Sicounin, a comely, golden-haired woman of thirty years, grabbed his arm, “It’s hot!”
“I’m cold,” said Avarus, then sputtered as the hot broth burned his tongue. “Curse the nether gods, woman, what are you trying to do, murder me?”
“I told you it was hot, you brainless goat!” she said, trying to disengage her hand from his arm. He snatched it quickly, and drew her to his chest, “Well, then, cool it down with water!”
“Oh, yes, then it will be too cold, you oaf!” She jerked away with the cup, but not before he swatted her on the backside. “I’ll take my chances.”
She huffed into the house in mock anger, and Avarus watched her with open affection as she disappeared.
“A handsome woman,” a deep voice sounded behind him, “and wise to be wary of your goatish nature.”

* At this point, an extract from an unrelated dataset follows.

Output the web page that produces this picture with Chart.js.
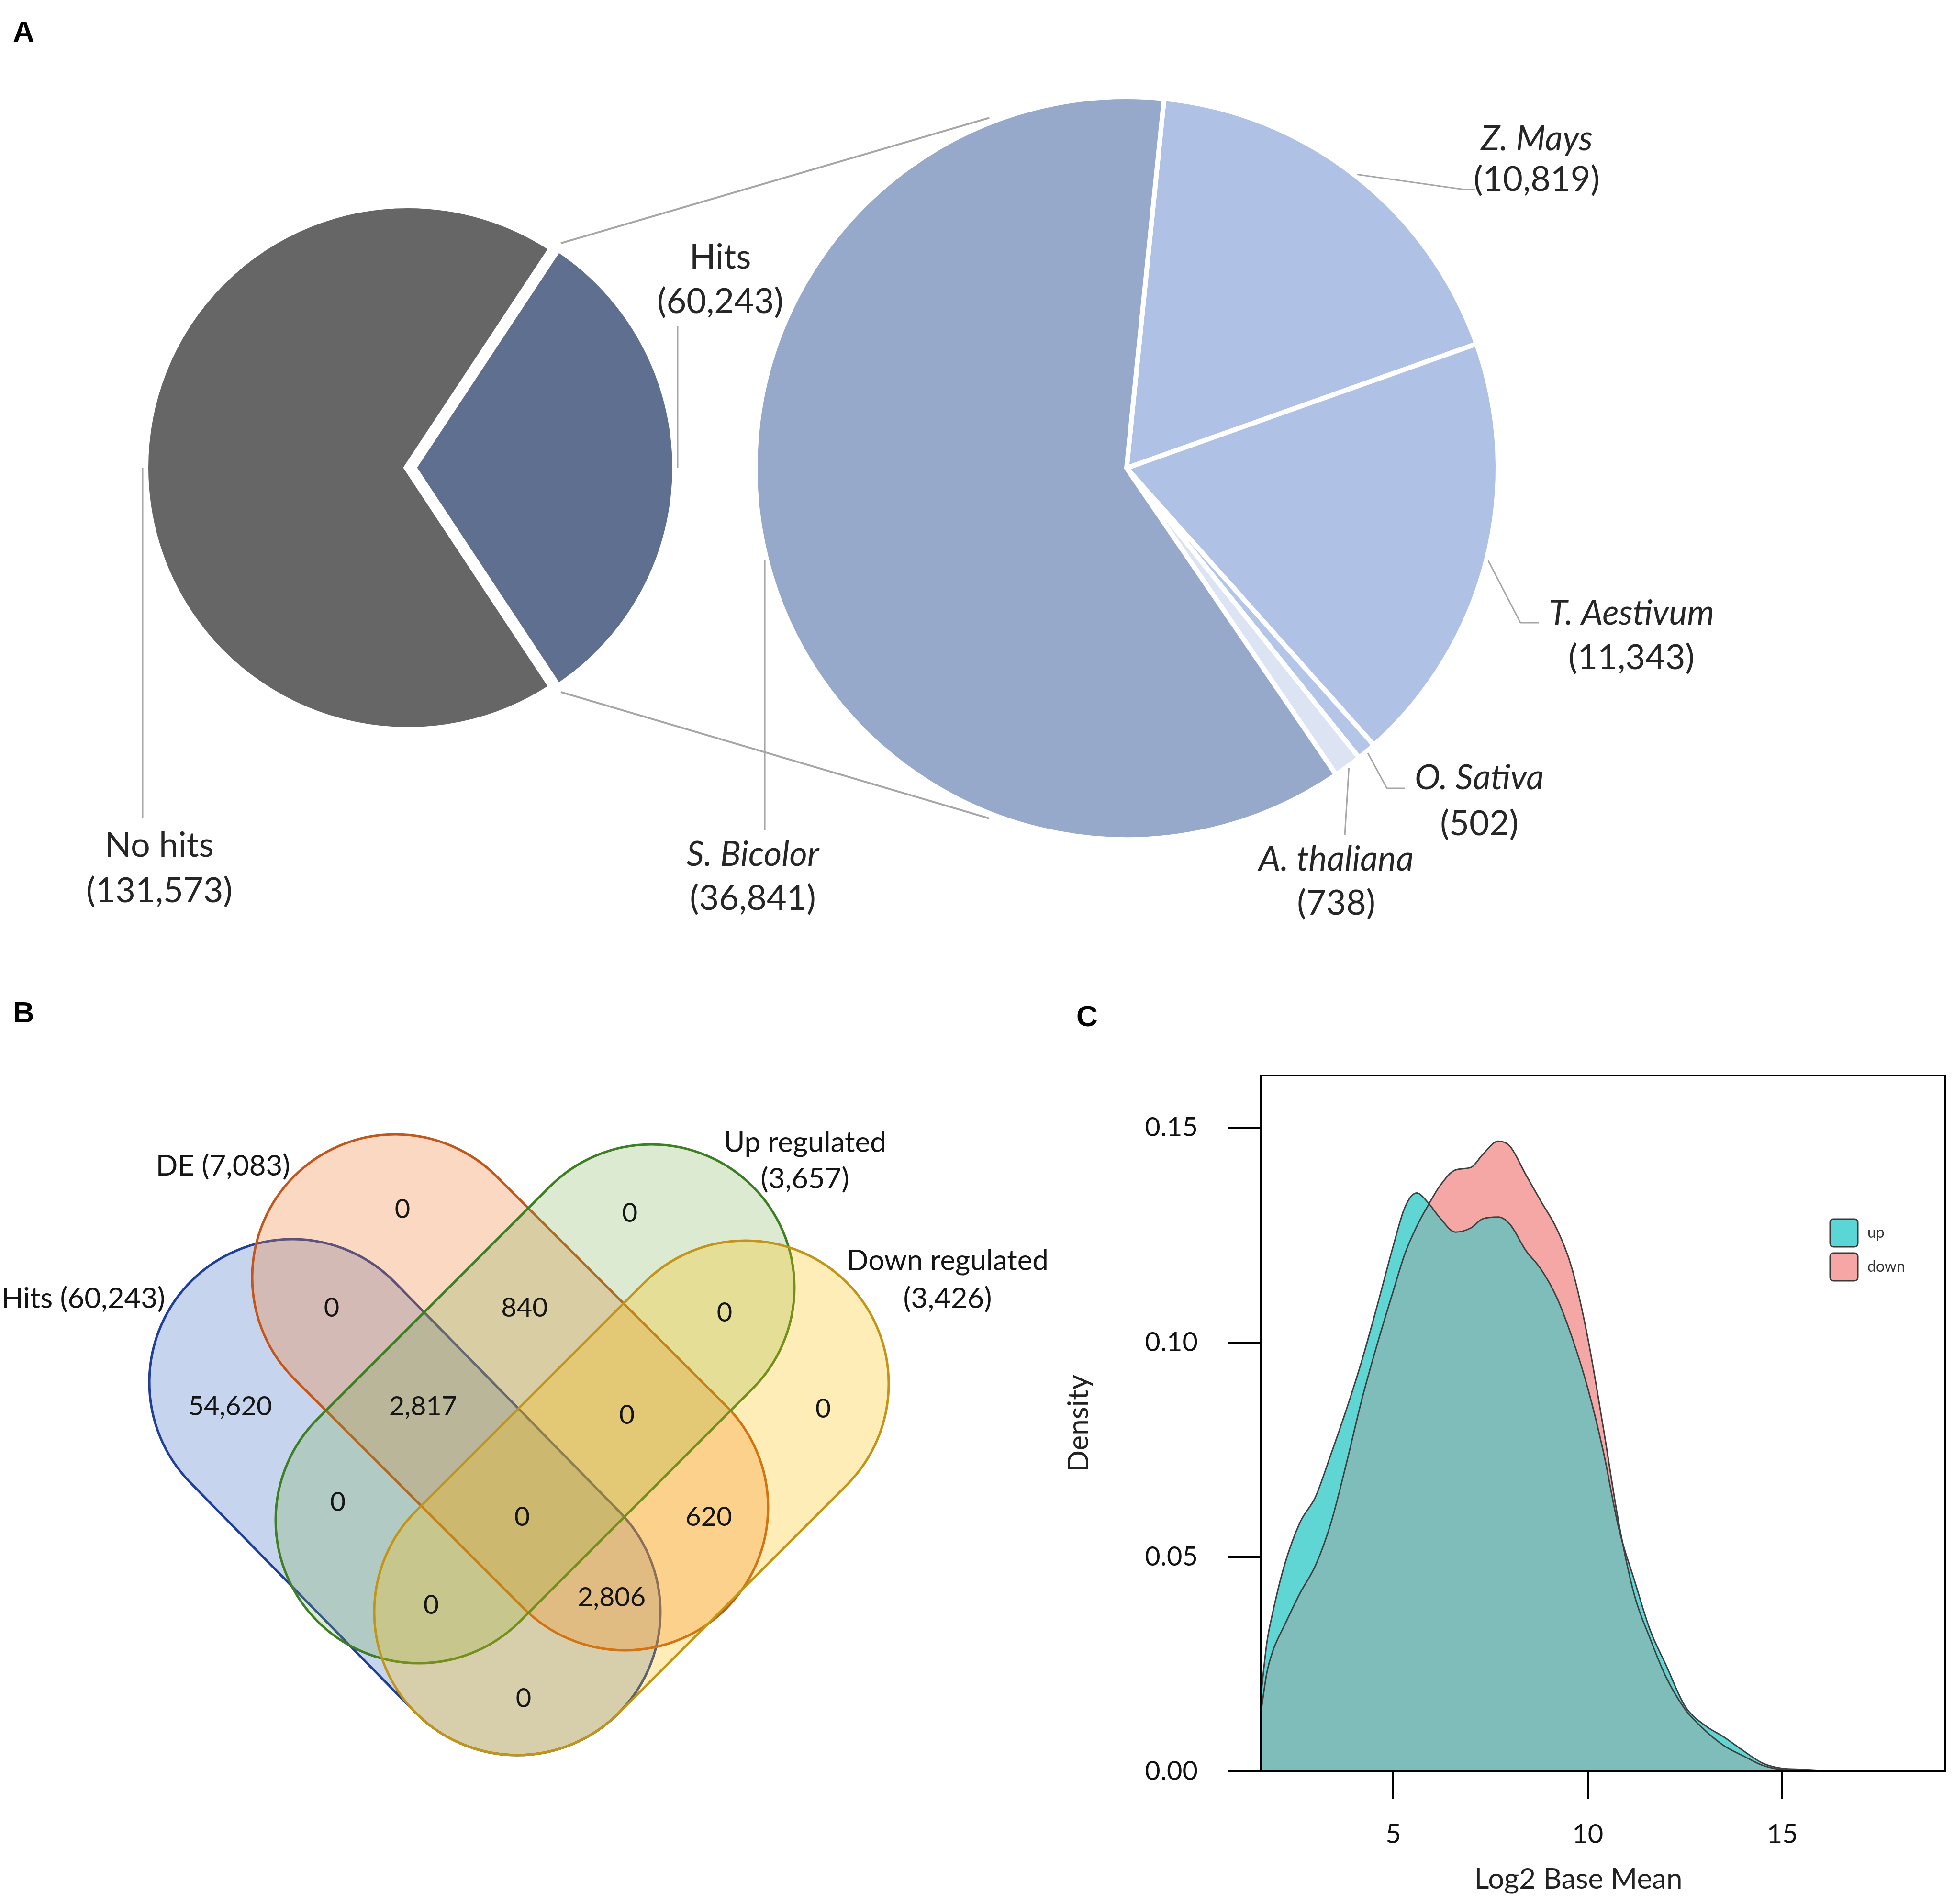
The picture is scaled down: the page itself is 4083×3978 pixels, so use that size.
<!DOCTYPE html>
<html>
<head>
<meta charset="utf-8">
<title>Hits, DE genes and expression density</title>
<script src="https://cdn.jsdelivr.net/npm/chart.js@4.4.1/dist/chart.umd.min.js"></script>
<style>
  html, body { margin: 0; padding: 0; background: #fff; }
  body { position: relative; width: 4083px; height: 3978px; overflow: hidden; font-family: Lato, "Open Sans", sans-serif; }
  canvas { position: absolute; }
  .tag { position: absolute; font: bold 62px "Liberation Sans", Arial, sans-serif; line-height: 1; color: #000; }
</style>
</head>
<body>
<div class="tag" style="left:27px;top:35px">A</div>
<div class="tag" style="left:27px;top:2084px">B</div>
<div class="tag" style="left:2249px;top:2092px">C</div>
<canvas id="pieLeft" width="4083" height="2050" style="left:0;top:0"></canvas>
<canvas id="pieRight" width="4083" height="2050" style="left:0;top:0"></canvas>
<canvas id="venn" width="2200" height="1828" style="left:0;top:2150px"></canvas>
<canvas id="density" width="1883" height="1828" style="left:2200px;top:2150px"></canvas>
<script>
// ---------- data ----------
const hitLabels = ['Hits', 'No hits']
const hitCounts = [60243, 131573]

const speciesLabels = ['Z. Mays', 'T. Aestivum', 'O. Sativa', 'A. thaliana', 'S. Bicolor']
const speciesCounts = [10819, 11343, 502, 738, 36841]

const vennSets = ['Hits', 'DE', 'Up regulated', 'Down regulated']
const vennSetSizes = [60243, 7083, 3657, 3426]
const vennRegions = ['DE', 'Up', 'Hits&DE', 'DE&Up', 'Up&Down', 'Hits', 'Hits&DE&Up', 'DE&Up&Down',
  'Down', 'Hits&Up', 'all', 'DE&Down', 'Hits&Up&Down', 'Hits&DE&Down', 'Hits&Down']
const vennCounts = [0, 0, 0, 840, 0, 54620, 2817, 0, 0, 0, 0, 620, 0, 2806, 0]

const densityNames = ['up', 'down']
const densityX = [1.6, 1.75, 1.9, 2.2, 2.6, 3.0, 3.4, 3.8, 4.2, 4.6, 5.0, 5.3, 5.6, 5.9, 6.2, 6.6, 7.0, 7.3,
  7.7, 8.0, 8.4, 8.8, 9.2, 9.6, 10.0, 10.4, 10.8, 11.2, 11.6, 12.0, 12.5, 13.0, 13.5, 14.0, 14.5, 15.0, 15.5, 16.0]
const densityUp = [0.018, 0.030, 0.037, 0.048, 0.058, 0.064, 0.074, 0.0845, 0.096, 0.109, 0.1225, 0.1315,
  0.1348, 0.1325, 0.129, 0.1257, 0.1267, 0.1288, 0.1292, 0.1275, 0.1215, 0.117, 0.1105, 0.101, 0.0893,
  0.0745, 0.0565, 0.0445, 0.033, 0.025, 0.0152, 0.0108, 0.008, 0.0048, 0.0019, 0.0007, 0.0005, 0.0002]
const densityDown = [0.014, 0.023, 0.028, 0.034, 0.0415, 0.048, 0.058, 0.072, 0.087, 0.100, 0.112, 0.1207,
  0.127, 0.132, 0.1365, 0.1402, 0.1408, 0.1438, 0.1469, 0.1457, 0.1392, 0.1328, 0.1265, 0.117, 0.101,
  0.080, 0.0577, 0.041, 0.031, 0.0222, 0.0145, 0.0097, 0.006, 0.0036, 0.0014, 0.0004, 0.0002, 0]
const densityTicksX = [5, 10, 15]
const densityTicksY = [0, 0.05, 0.10, 0.15]

// ---------- layout / style ----------
const FONT = 'Lato, "Open Sans", sans-serif'
const TEXT = '#262626'
const LEADER = '#a6a6a6'

function fmt(n) { return n.toLocaleString('en-US') }

// leader polylines after the slice edge point (null x = keep the x of the edge point)
const hitLeader = [[[null, 682]], [[null, 1709]]]
const hitText = [[1505, 538, 631], [333, 1767, 1862]]
const speciesLeader = [
  [[3060, 396], [3082, 396]],
  [[3177, 1301], [3216, 1301]],
  [[2898, 1647], [2935, 1647]],
  [[2810, 1745]],
  [[null, 1735]]
]
const speciesText = [[3211, 291, 376], [3409, 1282, 1375], [3091, 1626, 1722], [2792, 1796, 1888], [1573, 1786, 1878]]
const linkAngle = 111.4 * Math.PI / 180

function edgePoint(arc, extra) {
  const mid = (arc.startAngle + arc.endAngle) / 2
  const shift = (arc.options.offset || 0) / 4
  const r = arc.outerRadius + extra + shift
  return [arc.x + Math.cos(mid) * r, arc.y + Math.sin(mid) * r]
}

function drawLeader(ctx, arc, pts) {
  const [x, y] = edgePoint(arc, 4)
  ctx.beginPath()
  ctx.moveTo(x, y)
  pts.forEach(p => ctx.lineTo(p[0] === null ? x : p[0], p[1]))
  ctx.stroke()
}

function drawLabel(ctx, name, count, pos, italic) {
  ctx.font = (italic ? 'italic ' : '') + '72px ' + FONT
  ctx.fillText(name, pos[0], pos[1])
  ctx.font = '72px ' + FONT
  ctx.fillText('(' + fmt(count) + ')', pos[0], pos[2])
}

// ---------- panel A ----------
const leftChart = new Chart(document.getElementById('pieLeft'), {
  type: 'pie',
  data: {
    labels: hitLabels,
    datasets: [{
      data: hitCounts,
      backgroundColor: ['#5f6f8f', '#666666'],
      borderColor: '#ffffff',
      borderWidth: 16,
      borderJoinStyle: 'miter',
      offset: [40, 0]
    }]
  },
  options: {
    responsive: false, animation: false, devicePixelRatio: 1, events: [],
    rotation: 33.47,
    radius: 550,
    layout: { padding: { left: 0, right: 2379, top: 0, bottom: 96 } },
    plugins: { legend: { display: false }, tooltip: { enabled: false } }
  }
})

const pieLabels = {
  id: 'pieLabels',
  afterDraw(chart) {
    const ctx = chart.ctx
    const right = chart.getDatasetMeta(0).data
    const left = leftChart.getDatasetMeta(0).data
    ctx.save()
    // lines joining the Hits slice to the second pie
    const hit = left[0]
    const shift = (hit.options.offset || 0) / 4
    const hm = (hit.startAngle + hit.endAngle) / 2
    const hx = hit.x + Math.cos(hm) * shift
    const hy = hit.y + Math.sin(hm) * shift
    const c = right[0]
    ctx.strokeStyle = LEADER
    ctx.lineWidth = 4
    ;[[hit.startAngle, -linkAngle], [hit.endAngle, linkAngle]].forEach(([a, b]) => {
      ctx.beginPath()
      ctx.moveTo(hx + Math.cos(a) * (hit.outerRadius + 12), hy + Math.sin(a) * (hit.outerRadius + 12))
      ctx.lineTo(c.x + Math.cos(b) * (c.outerRadius + 10), c.y + Math.sin(b) * (c.outerRadius + 10))
      ctx.stroke()
    })
    // leader lines
    ctx.lineWidth = 3
    left.forEach((arc, i) => drawLeader(ctx, arc, hitLeader[i]))
    right.forEach((arc, i) => drawLeader(ctx, arc, speciesLeader[i]))
    // labels
    ctx.fillStyle = TEXT
    ctx.textAlign = 'center'
    ctx.textBaseline = 'middle'
    hitLabels.forEach((n, i) => drawLabel(ctx, n, hitCounts[i], hitText[i], false))
    speciesLabels.forEach((n, i) => drawLabel(ctx, n, speciesCounts[i], speciesText[i], true))
    ctx.restore()
  }
}

new Chart(document.getElementById('pieRight'), {
  type: 'pie',
  data: {
    labels: speciesLabels,
    datasets: [{
      data: speciesCounts,
      backgroundColor: ['#afc2e6', '#afc2e6', '#b4c6e8', '#dce4f4', '#97a9cb'],
      borderColor: '#ffffff',
      borderWidth: 10,
      borderJoinStyle: 'miter'
    }]
  },
  options: {
    responsive: false, animation: false, devicePixelRatio: 1, events: [],
    rotation: 5.8,
    radius: 776,
    layout: { padding: { left: 625, right: 0, top: 0, bottom: 94 } },
    plugins: { legend: { display: false }, tooltip: { enabled: false } }
  },
  plugins: [pieLabels]
})

// ---------- panel B ----------
// each set is a stadium: the two cap centres and the cap radius, in page px
const vennShapes = [
  { c1: [611, 2888], c2: [1081, 3368], fill: 'rgba(68,114,196,0.30)', line: '#203f9a' },
  { c1: [826, 2669], c2: [1306, 3149], fill: 'rgba(237,125,49,0.30)', line: '#c4561a' },
  { c1: [1361, 2690], c2: [875, 3176], fill: 'rgba(112,173,71,0.25)', line: '#3f7f24' },
  { c1: [1558, 2891], c2: [1081, 3368], fill: 'rgba(255,192,0,0.28)', line: '#c29518' }
]
const vennR = 299
const vennRegionPos = [[841, 2527], [1316, 2535], [693, 2733], [1096, 2733], [1514, 2743], [481, 2939],
  [884, 2939], [1310, 2957], [1720, 2944], [706, 3139], [1091, 3170], [1481, 3170], [901, 3354],
  [1278, 3338], [1094, 3549]]
const vennSetPos = [
  { x: 174, y: 2714, split: false },
  { x: 466, y: 2437, split: false },
  { x: 1682, y: 2388, split: true, dy: 76 },
  { x: 1980, y: 2635, split: true, dy: 79 }
]

const vennDraw = {
  id: 'vennDraw',
  beforeDatasetsDraw(chart) {
    const ctx = chart.ctx
    const sx = chart.scales.x, sy = chart.scales.y
    const r = sx.getPixelForValue(vennR) - sx.getPixelForValue(0)
    ctx.save()
    ctx.lineWidth = 5
    vennShapes.forEach(s => {
      const x1 = sx.getPixelForValue(s.c1[0]), y1 = sy.getPixelForValue(s.c1[1])
      const x2 = sx.getPixelForValue(s.c2[0]), y2 = sy.getPixelForValue(s.c2[1])
      const a = Math.atan2(y2 - y1, x2 - x1)
      ctx.beginPath()
      ctx.arc(x1, y1, r, a + Math.PI / 2, a + 3 * Math.PI / 2)
      ctx.arc(x2, y2, r, a - Math.PI / 2, a + Math.PI / 2)
      ctx.closePath()
      ctx.fillStyle = s.fill
      ctx.fill()
      ctx.strokeStyle = s.line
      ctx.stroke()
    })
    ctx.restore()
  },
  afterDatasetsDraw(chart) {
    const ctx = chart.ctx
    const sx = chart.scales.x, sy = chart.scales.y
    ctx.save()
    ctx.fillStyle = '#151515'
    ctx.textAlign = 'center'
    ctx.textBaseline = 'middle'
    ctx.font = '56px ' + FONT
    chart.getDatasetMeta(0).data.forEach((pt, i) => ctx.fillText(fmt(vennCounts[i]), pt.x, pt.y))
    ctx.font = '60px ' + FONT
    vennSets.forEach((name, i) => {
      const p = vennSetPos[i]
      const x = sx.getPixelForValue(p.x), y = sy.getPixelForValue(p.y)
      const size = '(' + fmt(vennSetSizes[i]) + ')'
      if (p.split) {
        ctx.fillText(name, x, y)
        ctx.fillText(size, x, y + p.dy)
      } else {
        ctx.fillText(name + ' ' + size, x, y)
      }
    })
    ctx.restore()
  }
}

new Chart(document.getElementById('venn'), {
  type: 'scatter',
  data: {
    labels: vennRegions,
    datasets: [{ data: vennRegionPos.map(([x, y]) => ({ x, y })), pointRadius: 0, pointHitRadius: 0 }]
  },
  options: {
    responsive: false, animation: false, devicePixelRatio: 1, events: [],
    layout: { padding: 0, autoPadding: false },
    scales: {
      x: { type: 'linear', min: 0, max: 2200, display: false },
      y: { type: 'linear', min: 2150, max: 3978, reverse: true, display: false }
    },
    plugins: { legend: { display: false }, tooltip: { enabled: false } }
  },
  plugins: [vennDraw]
})

// ---------- panel C ----------
const upFill = '#5fd5d4'
const downFill = '#f4a7a4'
const bothFill = '#7fbdba'
const legendBox = { x: 1624, y: 397, size: 58, step: 71 }

const densityDecor = {
  id: 'densityDecor',
  afterDraw(chart) {
    const ctx = chart.ctx
    const a = chart.chartArea
    ctx.save()
    ctx.strokeStyle = '#000'
    ctx.lineWidth = 4
    ctx.strokeRect(a.left, a.top, a.right - a.left, a.bottom - a.top)
    // legend: up first, then down
    ;[1, 0].forEach((di, k) => {
      const ds = chart.data.datasets[di]
      const y = legendBox.y + k * legendBox.step
      ctx.beginPath()
      ctx.roundRect(legendBox.x, y, legendBox.size, legendBox.size, 7)
      ctx.fillStyle = ds.legendColor
      ctx.fill()
      ctx.lineWidth = 3
      ctx.strokeStyle = '#3a3a3a'
      ctx.stroke()
      ctx.fillStyle = '#333'
      ctx.font = '32px ' + FONT
      ctx.textAlign = 'left'
      ctx.textBaseline = 'middle'
      ctx.fillText(ds.label, legendBox.x + legendBox.size + 20, y + legendBox.size / 2)
    })
    // x axis title
    ctx.fillStyle = '#222'
    ctx.font = '60px ' + FONT
    ctx.textAlign = 'center'
    ctx.textBaseline = 'middle'
    ctx.fillText('Log2 Base Mean', 1098, 1777)
    ctx.restore()
  }
}

const tickFont = { family: FONT, size: 56 }

new Chart(document.getElementById('density'), {
  type: 'line',
  data: {
    datasets: [
      {
        label: densityNames[1],
        data: densityX.map((x, i) => ({ x, y: densityDown[i] })),
        order: 2,
        fill: 'origin',
        backgroundColor: bothFill,
        legendColor: '#f6a6a4',
        borderColor: '#404040',
        borderWidth: 3,
        pointRadius: 0,
        cubicInterpolationMode: 'monotone'
      },
      {
        label: densityNames[0],
        data: densityX.map((x, i) => ({ x, y: densityUp[i] })),
        order: 1,
        fill: { target: 0, above: upFill, below: downFill },
        backgroundColor: upFill,
        legendColor: '#5bd6d6',
        borderColor: '#404040',
        borderWidth: 3,
        pointRadius: 0,
        cubicInterpolationMode: 'monotone'
      }
    ]
  },
  options: {
    responsive: false, animation: false, devicePixelRatio: 1, events: [],
    layout: { padding: { top: 97, right: 19, left: 0, bottom: 0 }, autoPadding: false },
    plugins: {
      legend: { display: false },
      tooltip: { enabled: false },
      filler: { drawTime: 'beforeDatasetsDraw' }
    },
    scales: {
      x: {
        type: 'linear', min: 1.6, max: 19.18,
        afterFit(s) { s.height = 277 },
        afterBuildTicks(s) { s.ticks = densityTicksX.map(v => ({ value: v })) },
        grid: { drawOnChartArea: false, tickLength: 58, color: '#000', lineWidth: 4 },
        border: { color: '#000', width: 4 },
        ticks: { font: tickFont, color: '#111', padding: 40, maxRotation: 0 }
      },
      y: {
        type: 'linear', min: 0, max: 0.1622,
        afterFit(s) { s.width = 435 },
        afterBuildTicks(s) { s.ticks = densityTicksY.map(v => ({ value: v })) },
        grid: { drawOnChartArea: false, tickLength: 70, color: '#000', lineWidth: 4 },
        border: { color: '#000', width: 4 },
        ticks: { font: tickFont, color: '#111', padding: 62, callback: v => v.toFixed(2) },
        title: { display: true, text: 'Density', color: '#222', font: { family: FONT, size: 60 }, padding: { top: 19, bottom: 0 } }
      }
    }
  },
  plugins: [densityDecor]
})
</script>
</body>
</html>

“Rhetogenes,” said Avarus as he wheeled around, “always a kind word. And what tears you away from the meseta, noble chieftain, run out of ewes of your own?”
Rhetogenes sat tall on a small horse so that his leather-wrapped feet almost touched the ground. He sat stooped over, leaning on his arms crossed over the neck of his steed as it nibbled at a lone patch of grass on the path’s edge. “There are women enough on the tablelands. No need to climb up to this lumpy pile of rocks.”
Avarus laughed, “Then, Long God of Love, why did you leave them?”
Rhetogenes pursed his lips sourly, “You know why.”
Avarus sighed, “Ah, yes, the Romans. I thought this peace might last.”